Еще когда Опанас Владимирович в коридоре в двух словах описал характер шефа — молодой, горячий, переведенный недавно из Курска, мечтающий навести порядок на фронте, но не имеющий возможности пройти медкомиссию из-за врожденной травмы, вызванной ошибкой врачей во время родов, — Света сразу почуяла надвигающиеся сложности. «Не повезло! — сказала она тогда. — Судьба расследования зависит от человека, завидующего фронтовикам и ненавидящего медработников. Прямо как специально для нас выбирали». И, хотя Владимирович кинулся заверять, мол, начальник на самом деле человек, хоть и специфический, но справедливый и толковый, сейчас Коля видел, что Света была права.
«Еще и не женат, похоже, — подметил он, увидев, что его просьба про Свету вызвала в душе начальника волну негодования. — Бедолага!»
Взгляд Коля при этом не отвел. Жалость жалостью, но пусть этот Глеб Викторович с самого начала понимает, с кем имеет дело. Коля от своих принципов отступать не намерен.
— Что вы в гляделки играете, как дети малые? — не удержался Опанас Владимирович. — Давайте уже что-то решать! Кто дело возьмет? Я считаю, что оно к нам совсем не относится….
— Ладно, — Глеб Викторович пересел за стол и вздохнул так тяжело, будто только что самолично разгрузил вагон дров. — Обе ваши версии, товарищи следователи, я уже слышал. Давайте теперь, раз уж по счастливой случайности гражданка Горленко все равно здесь и выдворить ее не получается, выслушаем и ее. Вы же не возражаете еще раз рассказать, что с вами произошло? Только под запись и без каких-либо консультаций с мужем.
Света покладисто кивнула и в третий раз за сегодня принялась подробно пересказывать случившееся.
— Вчера вечером я, как обычно, после смены шла домой. Из дальнего корпуса к столовскому. И дорогу выбрала такую же, как всегда. То есть сначала по темной боковой аллее, потом наперерез через кусты, а уж потом по освещенной дороге.
— Не стоит так подробно, — отмахнулся Глеб Викторович. — Понимаю, что вы из кожи вон лезете, дабы подтвердить теорию своего мужа. Допускаю, что нападавший хорошо знал ваши привычки и напал неспроста, но эти мелочи мы утрясем позже. Хорошо?
— Если кратко, то я шла домой, меня окликнули по имени и напали, — умница-Света не позволила сбить себя с толку. — Прокричали из кустов нарочно измененным голосом: «Стой, Светланка, стрелять буду!»

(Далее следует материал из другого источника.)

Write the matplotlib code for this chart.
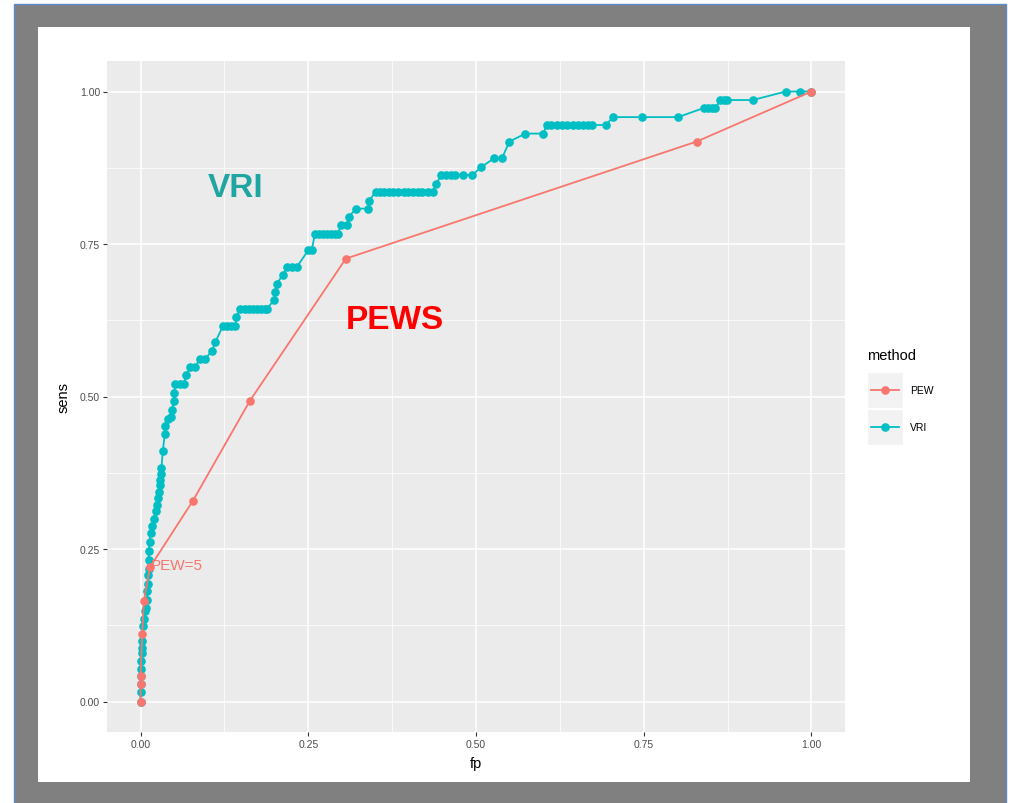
import matplotlib.pyplot as plt
from matplotlib.patches import Rectangle

plt.rcParams['font.family'] = ['Liberation Sans', 'DejaVu Sans']

# PEW curve (fp, sens)
pew_fp = [0.0, 0.0, 0.0, 0.0025, 0.005, 0.014, 0.078, 0.163, 0.306, 0.829, 1.0]
pew_sens = [0.0, 0.028, 0.042, 0.110, 0.165, 0.220, 0.329, 0.493, 0.726, 0.918, 1.0]

# VRI curve (fp, sens)
vri_fp = [0.0, 0.0, 0.0, 0.0, 0.0, 0.0, 0.0015, 0.0025, 0.0025, 0.0034, 0.0049,
          0.0064, 0.0074, 0.0100, 0.0100, 0.0108, 0.0114, 0.0119, 0.0119, 0.0123,
          0.0134, 0.0149, 0.0174, 0.0198, 0.0223, 0.0248, 0.0263, 0.0272, 0.0287,
          0.0297, 0.0312, 0.0312, 0.0331, 0.0361, 0.0371, 0.0412, 0.0461, 0.0471,
          0.0495, 0.0505, 0.052, 0.0594, 0.0643, 0.0684, 0.0743, 0.0817, 0.0881,
          0.0966, 0.1065, 0.1114, 0.1229, 0.129, 0.135, 0.1412, 0.1426, 0.1486,
          0.155, 0.161, 0.167, 0.173, 0.179, 0.185, 0.1883, 0.1991, 0.2006, 0.2031,
          0.2120, 0.2180, 0.225, 0.2328, 0.2501, 0.2551, 0.2600, 0.266, 0.272,
          0.278, 0.284, 0.290, 0.2946, 0.2982, 0.3076, 0.3110, 0.3210, 0.3392,
          0.3407, 0.3507, 0.357, 0.363, 0.370, 0.377, 0.384, 0.392, 0.399, 0.406,
          0.413, 0.420, 0.428, 0.4358, 0.4409, 0.4483, 0.455, 0.462, 0.469, 0.4804,
          0.4944, 0.5077, 0.5275, 0.5389, 0.5498, 0.5736, 0.6003, 0.6052, 0.612,
          0.620, 0.628, 0.636, 0.644, 0.652, 0.660, 0.667, 0.6736, 0.6935, 0.7043,
          0.7470, 0.8013, 0.8395, 0.846, 0.852, 0.8569, 0.8643, 0.869, 0.8742,
          0.9123, 0.9618, 0.9832, 1.0]
vri_sens = [0.0, 0.016, 0.028, 0.041, 0.054, 0.067, 0.079, 0.087, 0.099, 0.123, 0.136,
            0.148, 0.153, 0.167, 0.181, 0.192, 0.207, 0.218, 0.232, 0.246,
            0.261, 0.276, 0.287, 0.300, 0.312, 0.322, 0.333, 0.343, 0.355,
            0.363, 0.373, 0.383, 0.410, 0.438, 0.451, 0.463, 0.466, 0.478,
            0.493, 0.506, 0.521, 0.521, 0.521, 0.536, 0.548, 0.548, 0.562,
            0.562, 0.575, 0.589, 0.616, 0.616, 0.616, 0.616, 0.630, 0.644,
            0.644, 0.644, 0.644, 0.644, 0.644, 0.644, 0.644, 0.658, 0.671, 0.685,
            0.699, 0.712, 0.712, 0.712, 0.740, 0.740, 0.767, 0.767, 0.767,
            0.767, 0.767, 0.767, 0.767, 0.781, 0.781, 0.795, 0.808, 0.808,
            0.821, 0.836, 0.836, 0.836, 0.836, 0.836, 0.836, 0.836, 0.836, 0.836,
            0.836, 0.836, 0.836, 0.836, 0.849, 0.863, 0.863, 0.863, 0.863, 0.863,
            0.863, 0.876, 0.891, 0.891, 0.918, 0.931, 0.931, 0.945, 0.945,
            0.945, 0.945, 0.945, 0.945, 0.945, 0.945, 0.945, 0.945, 0.945, 0.958,
            0.958, 0.958, 0.973, 0.973, 0.973, 0.973, 0.986, 0.986, 0.986,
            0.986, 1.0, 1.0, 1.0]

ticks = [0.0, 0.25, 0.5, 0.75, 1.0]
tick_labels = ['0.00', '0.25', '0.50', '0.75', '1.00']
methods = ['PEW', 'VRI']
colors = {'PEW': '#F8766D', 'VRI': '#00BFC4'}

W, H = 1013, 804
fig = plt.figure(figsize=(W / 100, H / 100), dpi=100)
fig.patch.set_facecolor('white')

# background frame + legend drawn in pixel coordinates
bg = fig.add_axes([0, 0, 1, 1], zorder=0)
bg.set_xlim(0, W)
bg.set_ylim(H, 0)
bg.axis('off')
bg.add_patch(Rectangle((14, 5), 992, 800, facecolor='#808080', edgecolor='#5B8BC9', lw=1))
bg.add_patch(Rectangle((38, 28), 932, 755, facecolor='white', edgecolor='none'))

# main panel
ax = fig.add_axes([107 / W, 1 - 733 / H, (845 - 107) / W, (733 - 62) / H], zorder=1)
ax.set_facecolor('#EBEBEB')
for s in ax.spines.values():
    s.set_visible(False)
ax.set_xlim(-0.05, 1.05)
ax.set_ylim(-0.05, 1.05)
ax.set_xticks(ticks)
ax.set_yticks(ticks)
ax.set_xticklabels(tick_labels)
ax.set_yticklabels(tick_labels)
ax.set_xticks([0.125, 0.375, 0.625, 0.875], minor=True)
ax.set_yticks([0.125, 0.375, 0.625, 0.875], minor=True)
ax.grid(which='major', color='white', lw=1.1)
ax.grid(which='minor', color='white', lw=0.55)
ax.set_axisbelow(True)
ax.tick_params(which='major', length=3, width=0.8, color='#333333',
               labelsize=7.5, labelcolor='#4D4D4D', pad=2)
ax.tick_params(which='minor', length=0)
ax.set_xlabel('fp', fontsize=10.5, labelpad=5)
ax.set_ylabel('sens', fontsize=10.5, labelpad=7)

ax.plot(vri_fp, vri_sens, '-o', color=colors['VRI'], lw=1.3, ms=5.2, zorder=3)
ax.plot(pew_fp, pew_sens, '-o', color=colors['PEW'], lw=1.3, ms=5.2, zorder=4)

ax.text(0.0155, 0.218, 'PEW=5', color='#F8766D', fontsize=11, ha='left', va='baseline', zorder=5)
ax.text(0.141, 0.842, 'VRI', color='#1FA6A2', fontsize=24, fontweight='bold',
        ha='center', va='center', zorder=5)
ax.text(0.379, 0.626, 'PEWS', color='#FF0000', fontsize=24, fontweight='bold',
        ha='center', va='center', zorder=5)

# legend
bg.text(867, 356, 'method', fontsize=10.5, ha='left', va='center')
for i, m in enumerate(methods):
    y0 = 373 + i * 37
    bg.add_patch(Rectangle((867, y0), 36, 36, facecolor='#F2F2F2', edgecolor='white', lw=1))
    cy = y0 + 18
    bg.plot([871, 899], [cy, cy], color=colors[m], lw=1.3)
    bg.plot([885], [cy], 'o', color=colors[m], ms=5.2)
    bg.text(910, cy, m, fontsize=7.5, ha='left', va='center')

fig.savefig('out.png', dpi=100)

— Голос вы не узнали, так? — насмешливо пробасил Глеб Викторович, перебивая. — С чего же тогда решили, что он был изменен? Может, у нападавшего такая манера говорить от природы…
— Не бывает таких голосов, — парировала Света. — Слышно же, когда кто-то нарочно хрипит. Вот я могу просто сказать: «Глеб Викторович!», а могу и так, — Света набрала полную грудь воздуха и начала демонстративно хрипеть, но ее снова перебили:
— Ладно-ладно, все ясно. Продолжайте!
— Я сначала думала убежать. Но куда бежать-то? Злоумышленник хрипел ровно с того места, в которое мне надо было. Обходить там знаете, как далеко? А мне ботинок давит, выдали обувь разных размеров, представляете? Ну я и принялась ругаться. Совсем, говорю, подурели! И хватает же вам совести своим угрожать! Ну-ка быстро идите отсюда! — Вспомнив подробности, Света снова разгорячилась и вошла в раж. — Других дел у вас, что ли, нет, кроме как порядочным людям нервы трепать?
Глеб Викторович непроизвольно вздрогнул.
— Это я не вам! — успокоила Света. — Но преступник, мне кажется, тоже испугался. И выстрелил, — она поежилась. — Вот прямо тут, где-то над ухом у меня пуля просвистела. Я так перепугалась, что схватила с земли камень и запустила в преступника. Он выстрелил снова, на этот раз, кажется, в воздух, для острастки. Я разозлилась еще больше, размахнулась и ка-а-ак запустила в гада свою сумку. Звук был такой, будто я негодяю хорошенько по черепушке саданула. Я бросилась к кустам, чтобы вытащить негодника на свет, но было поздно. Нападавший схватил мою сумку и кинулся прочь. Я слышала треск кустов, успела увидеть силуэт, уносящийся в глубь аллеи, хотела было кинуться следом, но мне ботинок давит, я уже говорила.
— То есть вы стали жертвой ограбления, — подытожил рассказ Глеб Викторович.